La valse des arbres et du ciel, Jean-Michel Guenassia
La valse des arbres et du ciel, août 2016, 304 pages, 19,50 €
Ecrivain(s): Jean-Michel Guenassia Edition: Albin Michel
A Auvers-sur-Oise, à la fin du XIXe siècle, vivent le Docteur Gachet, médecin collectionneur d’œuvres d’art impressionnistes, et sa fille Marguerite. Celle-ci, jeune fille cultivée et idéaliste, l’une des rares à l’époque à avoir obtenu son baccalauréat, désire ardemment devenir peintre. L’Ecole des Beaux-Arts lui est fermée à cause de son sexe : « […] dans ce pays, il n’y a rien de pire que d’être une femme ». Marguerite étouffe dans une famille dénuée d’amour, entre un père acariâtre et tyrannique et un frère faible, se sentant à l’étroit dans la société de la petite bourgeoisie de province corsetée par les convenances.
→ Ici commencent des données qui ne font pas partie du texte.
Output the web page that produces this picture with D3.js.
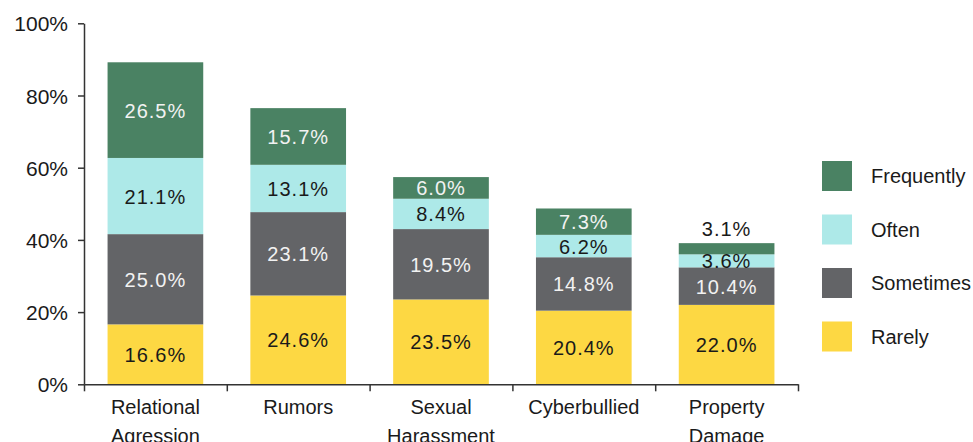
<!DOCTYPE html>
<html>
  <head>
    <meta charset="utf-8">
    <script src="https://cdn.jsdelivr.net/npm/d3@7"></script>
    <style>
      body { margin: 0; background: #fff; }
      svg { display: block; }
    </style>
  </head>
  <body>
    <svg id="chart" width="973" height="442"></svg>
    <script>
        // data
        var categories = ["Relational Agression", "Rumors", "Sexual Harassment", "Cyberbullied", "Property Damage"];
        var categoryLines = [["Relational", "Agression"], ["Rumors"], ["Sexual", "Harassment"], ["Cyberbullied"], ["Property", "Damage"]];
        var series = ["Rarely", "Sometimes", "Often", "Frequently"];
        var rarely     = [16.6, 24.6, 23.5, 20.4, 22.0];
        var sometimes  = [25.0, 23.1, 19.5, 14.8, 10.4];
        var often      = [21.1, 13.1, 8.4, 6.2, 3.6];
        var frequently = [26.5, 15.7, 6.0, 7.3, 3.1];
        var yTicks = [0, 20, 40, 60, 80, 100];

        var colors = { Rarely: "#fdd843", Sometimes: "#636467", Often: "#ade9e8", Frequently: "#4a8263" };
        var textColors = { Rarely: "#1a1a1a", Sometimes: "#f2f2f2", Often: "#1a1a1a", Frequently: "#f2f2f2" };
        var font = "'Liberation Sans', Arial, sans-serif";

        var rows = categories.map(function(c, i) {
          return { cat: c, Rarely: rarely[i], Sometimes: sometimes[i], Often: often[i], Frequently: frequently[i] };
        });
        var stacked = d3.stack().keys(series)(rows);

        var svg = d3.select("#chart");
        // plot edges (note: "top" would clash with window.top)
        var plotLeft = 84, plotRight = 798, plotTop = 23.3, plotBottom = 384.3;

        var x = d3.scaleBand().domain(categories).range([plotLeft, plotRight]).paddingInner(0.33).paddingOuter(0.165);
        var y = d3.scaleLinear().domain([0, 100]).range([plotBottom, plotTop]);
        var xEdges = d3.scaleLinear().domain([0, categories.length]).range([plotLeft, plotRight]);

        // bars
        var layer = svg.selectAll("g.layer").data(stacked).enter().append("g")
          .attr("class", "layer")
          .attr("fill", function(d) { return colors[d.key]; });

        layer.selectAll("rect").data(function(d) { return d; }).enter().append("rect")
          .attr("x", function(d) { return x(d.data.cat); })
          .attr("width", x.bandwidth())
          .attr("y", function(d) { return y(d[1]); })
          .attr("height", function(d) { return y(d[0]) - y(d[1]); });

        // value labels (tiny top segment goes above the bar)
        stacked.forEach(function(s) {
          svg.append("g").selectAll("text").data(s).enter().append("text")
            .attr("x", function(d) { return x(d.data.cat) + x.bandwidth() / 2; })
            .attr("y", function(d) {
              var v = d[1] - d[0];
              if (s.key == "Frequently" && v < 3.5) return y(d[1]) - 7;
              return (y(d[0]) + y(d[1])) / 2 + 7.5;
            })
            .attr("text-anchor", "middle")
            .attr("font-family", font)
            .attr("font-size", 20)
            .attr("letter-spacing", 1)
            .attr("fill", function(d) {
              var v = d[1] - d[0];
              if (s.key == "Frequently" && v < 3.5) return "#1a1a1a";
              return textColors[s.key];
            })
            .text(function(d) { return (d[1] - d[0]).toFixed(1) + "%"; });
        });

        // y axis
        var yAxis = svg.append("g")
          .attr("transform", "translate(" + plotLeft + ",0)")
          .call(d3.axisLeft(y).tickValues(yTicks).tickSize(6).tickSizeOuter(0).tickFormat(function(d) { return d + "%"; }));
        yAxis.select(".domain").attr("stroke", "#333").attr("stroke-width", 1.5);
        yAxis.selectAll(".tick line").attr("stroke", "#333").attr("stroke-width", 1.5);
        yAxis.selectAll(".tick text")
          .attr("x", -16)
          .attr("dy", "0.36em")
          .attr("font-family", font)
          .attr("font-size", 21)
          .attr("fill", "#1a1a1a");

        // x axis with ticks at band edges
        var xAxis = svg.append("g")
          .attr("transform", "translate(0," + plotBottom + ")")
          .call(d3.axisBottom(xEdges).tickValues(d3.range(categories.length + 1)).tickSize(7).tickSizeOuter(0).tickFormat(""));
        xAxis.select(".domain").attr("stroke", "#333").attr("stroke-width", 1.5);
        xAxis.selectAll(".tick line").attr("stroke", "#333").attr("stroke-width", 1.5);

        var catLabels = svg.append("g").selectAll("text").data(categories).enter().append("text")
          .attr("x", function(d) { return x(d) + x.bandwidth() / 2; })
          .attr("y", 414)
          .attr("text-anchor", "middle")
          .attr("font-family", font)
          .attr("font-size", 20)
          .attr("fill", "#1a1a1a");
        catLabels.each(function(d, i) {
          var t = d3.select(this);
          categoryLines[i].forEach(function(line, j) {
            t.append("tspan")
              .attr("x", x(d) + x.bandwidth() / 2)
              .attr("dy", j == 0 ? 0 : 28.5)
              .text(line);
          });
        });

        // legend
        var legendKeys = series.slice().reverse();
        var legend = svg.append("g").selectAll("g").data(legendKeys).enter().append("g")
          .attr("transform", function(d, i) { return "translate(822," + (161 + i * 53.5) + ")"; });
        legend.append("rect")
          .attr("width", 30).attr("height", 30)
          .attr("fill", function(d) { return colors[d]; });
        legend.append("text")
          .attr("x", 49)
          .attr("y", 15)
          .attr("dy", "0.36em")
          .attr("font-family", font)
          .attr("font-size", 20)
          .attr("fill", "#1a1a1a")
          .text(function(d) { return d; });
    </script>
  </body>
</html>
Marguerite, qui s’exprime en je tout au long du roman, est non seulement le témoin privilégié de la rencontre entre son père et Vincent Van Gogh, qui vient s’installer à l’auberge Ravoux d’Auvers-sur-Oise dans les derniers mois de sa jeune vie, à l’âge de 37 ans, mais aussi – c’est là le pouvoir de la fiction – elle noue une liaison passionnée avec le peintre, à qui elle voue une admiration sans limite. Le mystère de la mort de l’artiste s’éclaire alors d’un jour nouveau.
En effet, si Marguerite est incapable de créer, elle est assurément capable de ressentir la beauté et la violence qui s’expriment des toiles de Van Gogh : « ce que je vois n’est ni banal ni paisible, ce sont les blés et les arbres qui vibrent comme s’ils étaient vivants et passionnés de vivre, avec le vent qui les bouleverse, le jaune qui s’agite de partout et le vert qui tremble », et aussi : « j’ai été saisie par cette vision : une toile représentait des maisons de paysans dont les toits de chaume se confondaient avec les prés étagés, et dans le fond, les arbres en vert foncé se livraient à une valse tourmentée et pleine de complicité avec un ciel de nuages bleutés ».
Ce qui fait aussi la particularité heureuse du roman, c’est qu’il est entrecoupé de passages en italique qui sont pour la plupart « des articles de presse ou de correspondances reproduits dans leur orthographe d’origine (note de l’auteur) », imitant en cela une pratique récurrente initiée dans la trilogie romanesque USA de John Dos Passos, destinée à ancrer la fiction dans l’actualité de son époque, mais aussi instaurant un jeu d’échos entre les points de vue : point de vue subjectif de la narratrice, points de vue des journaux de l’époque, mais également ceux des frères Goncourt dans leur journal, ceux de Théo et de Vincent Van Gogh dans les lettres qu’ils échangent… Le contexte artistique est ainsi révélé : Le Charivari : « MM. Claude Monet et Cézanne, heureux de se produire, ont exposé le premier trente toiles, le second quatorze… Elles provoquent le rire et sont cependant lamentables. Elles dénotent la plus profonde ignorance du dessin, de la composition, du coloris. Quand les enfants s’amusent avec du papier, ils font mieux. »
A l’époque où se passe le récit, les critiques ne sont pas tendres envers les peintres impressionnistes (Cézanne, Monet, Pissaro…) et ignorent souverainement les artistes post-impressionnistes comme Van Gogh, qui est en train de peindre à la fin de sa vie, du 20 mai au 29 juillet 1890, jusqu’au jour même de sa mort, 75 toiles en 70 jours : Lettre de Vincent à Théo, 15 novembre 1878 : « L’art est si riche, si une personne peut seulement se souvenir de ce qu’elle a vu, elle ne manquera jamais d’alimenter ses pensées et ne sera plus vraiment seule, jamais seule ».
Ce roman de Jean-Michel Guenassia est un hymne à la puissance créatrice du peintre Van Gogh, méconnu de son vivant, et aujourd’hui l’un des plus grands artistes contemporains.